Chain-of-Thought (CoT)#
Encourages step-by-step reasoning.
Useful for:
- Math
- Logic
- Multi-step questions
CoT prompts make the model “think out loud,” improving multi-step reasoning performance.
Zero-Shot & Few-Shot Learning#
- Zero-shot: Just instructions
- Few-shot: Add 2–5 examples
Prompt quality often matters more than model size.
LLMs can perform tasks without explicit training, but giving examples usually boosts accuracy.
7. Scaling Tricks#
Mixture of Experts (MoE)#
- Many expert sub-models
- Only a few activate per input
Result:
- Massive models
- Lower inference cost
MoE allows enormous models to exist without making every computation expensive by activating only relevant “experts” for each input.
Adaptive Softmax#
It speeds up prediction for frequent words while using fewer resources for rare ones.
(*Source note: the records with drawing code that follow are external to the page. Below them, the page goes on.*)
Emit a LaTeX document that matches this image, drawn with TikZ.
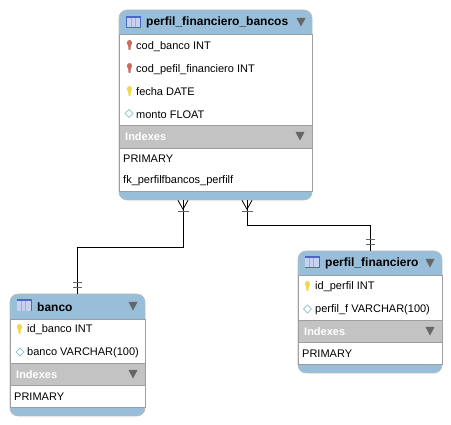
\documentclass[tikz,border=0pt]{standalone}
\usepackage{fontspec}
\setmainfont{Liberation Sans}
\usetikzlibrary{positioning, calc, shapes.geometric}
\definecolor{headblue}{HTML}{98BEDA}
\definecolor{indexgray}{HTML}{C3C3C3}
\definecolor{framegray}{HTML}{9A9FA3}
\definecolor{arrowgray}{HTML}{666666}
\definecolor{fkred}{HTML}{CC6A62}
\definecolor{pkyellow}{HTML}{F4D64A}
\definecolor{attrcyan}{HTML}{9CCBCE}
\definecolor{iconblue}{HTML}{4A68C4}
\tikzset{
  x=1pt, y=-1pt,
  tablebox/.style={
    rectangle, rounded corners=8pt, inner sep=0pt, fill=headblue, draw=framegray!70,
    line width=0.6pt, minimum width=#1
  },
  tabletitle/.style={anchor=west, inner sep=0pt, yshift=-0.8pt, font=\fontsize{12}{12}\selectfont\bfseries},
  rowtext/.style={anchor=west, inner sep=0pt, yshift=-0.8pt, font=\fontsize{11}{11}\selectfont},
  indextitle/.style={anchor=west, inner sep=0pt, yshift=-0.8pt, text=white, font=\fontsize{11}{11}\selectfont\bfseries},
  whitepart/.style={fill=white, draw=framegray, line width=0.5pt},
  graypart/.style={fill=indexgray, draw=framegray, line width=0.5pt},
  rel/.style={draw=black, line width=0.8pt},
  tickbar/.style={draw=black!60, line width=0.9pt}
}
% small icons, all placed by their centre
\newcommand{\tableicon}[1]{
  \fill[iconblue] ($(#1)+(-7.5,-6)$) rectangle ($(#1)+(7.5,6)$);
  \fill[iconblue!30!white] ($(#1)+(-6.7,-4)$) rectangle ($(#1)+(6.7,5.2)$);
  \foreach \dx in {-2.5,1.5} {\draw[iconblue!55!white, line width=0.4pt] ($(#1)+(\dx,-4)$) -- ++(0,9.2);}
}
\newcommand{\keyicon}[2]{
  \fill[#2] ($(#1)+(-1.4,0)$) -- ++(0.5,5) -- ++(1.8,0) -- ++(0.5,-5) -- cycle;
  \fill[#2] ($(#1)+(0,-2)$) circle[x radius=2.6, y radius=3];
}
\newcommand{\attricon}[1]{
  \draw[attrcyan, fill=white, line width=0.9pt] ($(#1)+(-4,0)$) -- ++(4,-4) -- ++(4,4) -- ++(-4,4) -- cycle;
}
\newcommand{\fold}[1]{
  \fill[arrowgray] ($(#1)+(-4.5,-4)$) -- ++(9,0) -- ++(-4.5,8.5) -- cycle;
}
\newcommand{\crowfoot}[1]{
  \draw[rel] ($(#1)+(-5,0)$) -- ($(#1)+(0,9)$) -- ($(#1)+(5,0)$);
  \draw[tickbar] ($(#1)+(-5.5,11)$) -- ++(11,0);
}
\newcommand{\onebars}[1]{
  \draw[tickbar] ($(#1)+(-4.5,-11)$) -- ++(9,0);
  \draw[tickbar] ($(#1)+(-4.5,-6)$) -- ++(9,0);
}
\begin{document}
\begin{tikzpicture}
  \useasboundingbox (0,0) rectangle (451,425);

  % Tables
  \node[tablebox=193pt, minimum height=190pt] (pfb) at (215.5,105) {};
  \node[tablebox=135pt, minimum height=122pt] (banco) at (77.5,355) {};
  \node[tablebox=144pt, minimum height=122pt] (perfil) at (370,312) {};

  % perfil_financiero_bancos
  \draw[whitepart] (119.5,34) rectangle (312,191);
  \draw[graypart] (119.5,125) rectangle (312,148);
  \tableicon{133.5,22}
  \node[tabletitle] (pfbtitle) at (146,22) {perfil\_financiero\_bancos};
  \fold{301,22}
  \keyicon{129.5,45}{fkred}
  \node[rowtext] (pfbcod) at (136,45.5) {cod\_banco INT};
  \keyicon{129.5,68}{fkred}
  \node[rowtext] (pfbpef) at (136,68.5) {cod\_pefil\_financiero INT};
  \keyicon{129.5,91}{pkyellow}
  \node[rowtext] (pfbfecha) at (136,91) {fecha DATE};
  \attricon{129,113.5}
  \node[rowtext] (pfbmonto) at (136,113.5) {monto FLOAT};
  \node[indextitle] (pfbidx) at (125,136) {Indexes};
  \fold{300,136}
  \node[rowtext] (pfbpri) at (123,158) {PRIMARY};
  \node[rowtext] (pfbfk) at (123,180) {fk\_perfilfbancos\_perfilf};

  % banco
  \draw[whitepart] (10.5,319) rectangle (145,407);
  \draw[graypart] (10.5,363) rectangle (145,385);
  \tableicon{24,305.5}
  \node[tabletitle] (bancotitle) at (37,306) {banco};
  \fold{133,306}
  \keyicon{19.5,329}{pkyellow}
  \node[rowtext] (bancoid) at (27,329) {id\_banco INT};
  \attricon{20,352}
  \node[rowtext] (bancodesc) at (27,352) {banco VARCHAR(100)};
  \node[indextitle] (bancoidx) at (16,374) {Indexes};
  \fold{133,374}
  \node[rowtext] (bancopri) at (14,396) {PRIMARY};

  % perfil_financiero
  \draw[whitepart] (298.5,275) rectangle (442,364);
  \draw[graypart] (298.5,320) rectangle (442,342);
  \tableicon{312,262}
  \node[tabletitle] (perfiltitle) at (325,263) {perfil\_financiero};
  \fold{430,263}
  \keyicon{307.5,286}{pkyellow}
  \node[rowtext] (perfilid) at (315,286) {id\_perfil INT};
  \attricon{307.5,309}
  \node[rowtext] (perfildesc) at (315,309) {perfil\_f VARCHAR(100)};
  \node[indextitle] (perfilidx) at (304,331) {Indexes};
  \fold{430,331}
  \node[rowtext] (perfilpri) at (302,353) {PRIMARY};

  % Connectors
  \coordinate (fkbanco) at ($(pfb.south)+(-32.5,0)$);
  \coordinate (fkperfil) at ($(pfb.south)+(31.5,0)$);
  \draw[rel] (fkbanco) -- ++(0,47) -| (banco.north);
  \draw[rel] (fkperfil) -- ++(0,25) -| (perfil.north);
  \crowfoot{fkbanco}
  \crowfoot{fkperfil}
  \onebars{banco.north}
  \onebars{perfil.north}
\end{tikzpicture}
\end{document}
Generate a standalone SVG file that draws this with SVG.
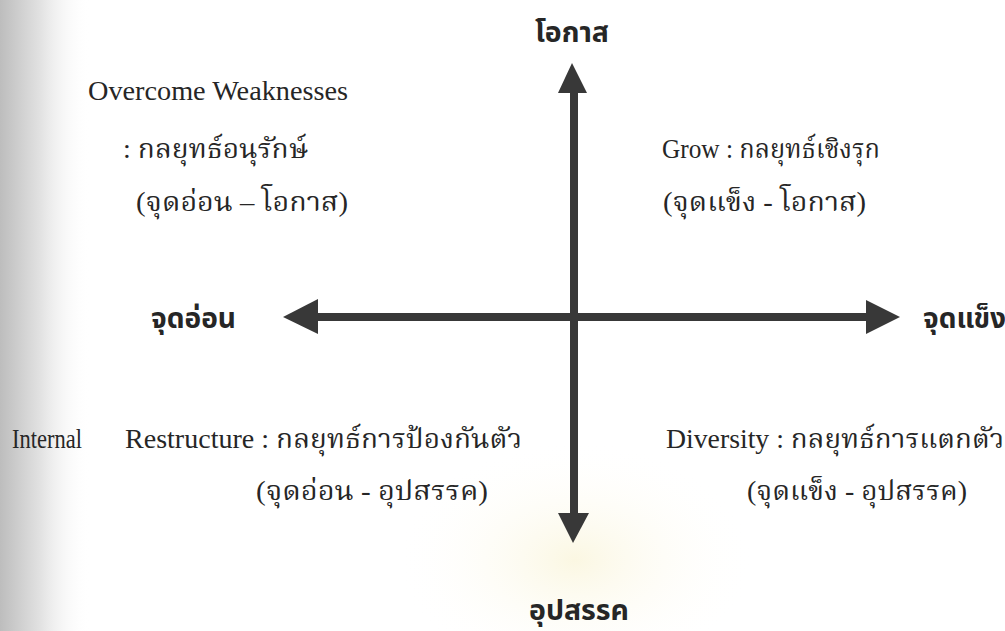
<svg xmlns="http://www.w3.org/2000/svg" width="1005" height="631" viewBox="0 0 1005 631">
  <defs>
    <linearGradient id="edge" x1="0" y1="0" x2="1" y2="0">
      <stop offset="0" stop-color="#bdbdbd"/>
      <stop offset="0.45" stop-color="#e2e2e2"/>
      <stop offset="1" stop-color="#ffffff" stop-opacity="0"/>
    </linearGradient>
    <radialGradient id="glow" cx="0.5" cy="0.5" r="0.5">
      <stop offset="0" stop-color="#fbf7e2"/>
      <stop offset="1" stop-color="#ffffff" stop-opacity="0"/>
    </radialGradient>
    <style>
      .t { font-family: "Liberation Serif", "Noto Serif Thai", "Noto Sans Thai", serif; fill: #262626; font-size: 27px; }
      .e { font-family: "Liberation Serif", "Times New Roman", serif; fill: #262626; font-size: 28px; }
      .b { font-family: "Liberation Sans", "Noto Sans Thai", sans-serif; font-weight: bold; fill: #262626; font-size: 28px; }
      .axis { stroke: #383838; stroke-width: 8; fill: none; }
      .head { fill: #383838; }
    </style>
  </defs>
  <rect width="1005" height="631" fill="#ffffff"/>
  <rect x="0" y="0" width="90" height="631" fill="url(#edge)"/>
  <ellipse cx="575" cy="560" rx="180" ry="120" fill="url(#glow)"/>

  <g id="connectors">
    <line class="axis" x1="574" y1="90" x2="574" y2="515"/>
    <polygon class="head" points="572,63 587,93 558,93"/>
    <polygon class="head" points="573,543 589,513 558,513"/>
    <line class="axis" x1="314" y1="317" x2="868" y2="317"/>
    <polygon class="head" points="283,317 318,299 318,334"/>
    <polygon class="head" points="900,317 866,300 866,334"/>
  </g>

  <g id="top-label"><text class="b" x="535" y="42" textLength="74" lengthAdjust="spacingAndGlyphs">โอกาส</text></g>
  <g id="bottom-label"><text class="b" x="529" y="620" textLength="100" lengthAdjust="spacingAndGlyphs">อุปสรรค</text></g>
  <g id="left-label"><text class="b" x="151" y="328" textLength="85" lengthAdjust="spacingAndGlyphs">จุดอ่อน</text></g>
  <g id="right-label"><text class="b" x="923" y="328">จุดแข็ง</text></g>

  <g id="q-top-left">
    <text class="e" x="88" y="100" textLength="260" lengthAdjust="spacingAndGlyphs">Overcome Weaknesses</text>
    <text class="t" x="123" y="158" textLength="185" lengthAdjust="spacingAndGlyphs">: กลยุทธ์อนุรักษ์</text>
    <text class="t" x="136" y="211" textLength="212" lengthAdjust="spacingAndGlyphs">(จุดอ่อน – โอกาส)</text>
  </g>
  <g id="q-top-right">
    <text class="t" x="662" y="158" textLength="218" lengthAdjust="spacingAndGlyphs">Grow : กลยุทธ์เชิงรุก</text>
    <text class="t" x="663" y="211" textLength="203" lengthAdjust="spacingAndGlyphs">(จุดแข็ง - โอกาส)</text>
  </g>
  <g id="internal"><text class="e" x="12" y="448" textLength="70" lengthAdjust="spacingAndGlyphs">Internal</text></g>
  <g id="q-bottom-left">
    <text class="t" x="125" y="448" textLength="397" lengthAdjust="spacingAndGlyphs">Restructure : กลยุทธ์การป้องกันตัว</text>
    <text class="t" x="256" y="500" textLength="232" lengthAdjust="spacingAndGlyphs">(จุดอ่อน - อุปสรรค)</text>
  </g>
  <g id="q-bottom-right">
    <text class="t" x="666" y="448" textLength="338" lengthAdjust="spacingAndGlyphs">Diversity : กลยุทธ์การแตกตัว</text>
    <text class="t" x="747" y="500" textLength="220" lengthAdjust="spacingAndGlyphs">(จุดแข็ง - อุปสรรค)</text>
  </g>
</svg>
- Optimizes large vocabularies
- Faster training
- Lower memory usage
8. Challenges & Limitations#
LLMs are powerful tools but come with technical, ethical, and operational challenges that must be managed.
- High compute cost
- Bias from training data
- Hallucinations
- Limited interpretability
- Privacy & data leakage risks
Final Thoughts#
This cheatsheet is not exhaustive, but it covers:
- How LLMs work
- How they’re trained
- How to control them
- How to deploy them wisely
Mastering these concepts is often enough to reason effectively about LLM behavior, limitations, and trade-offs in real systems.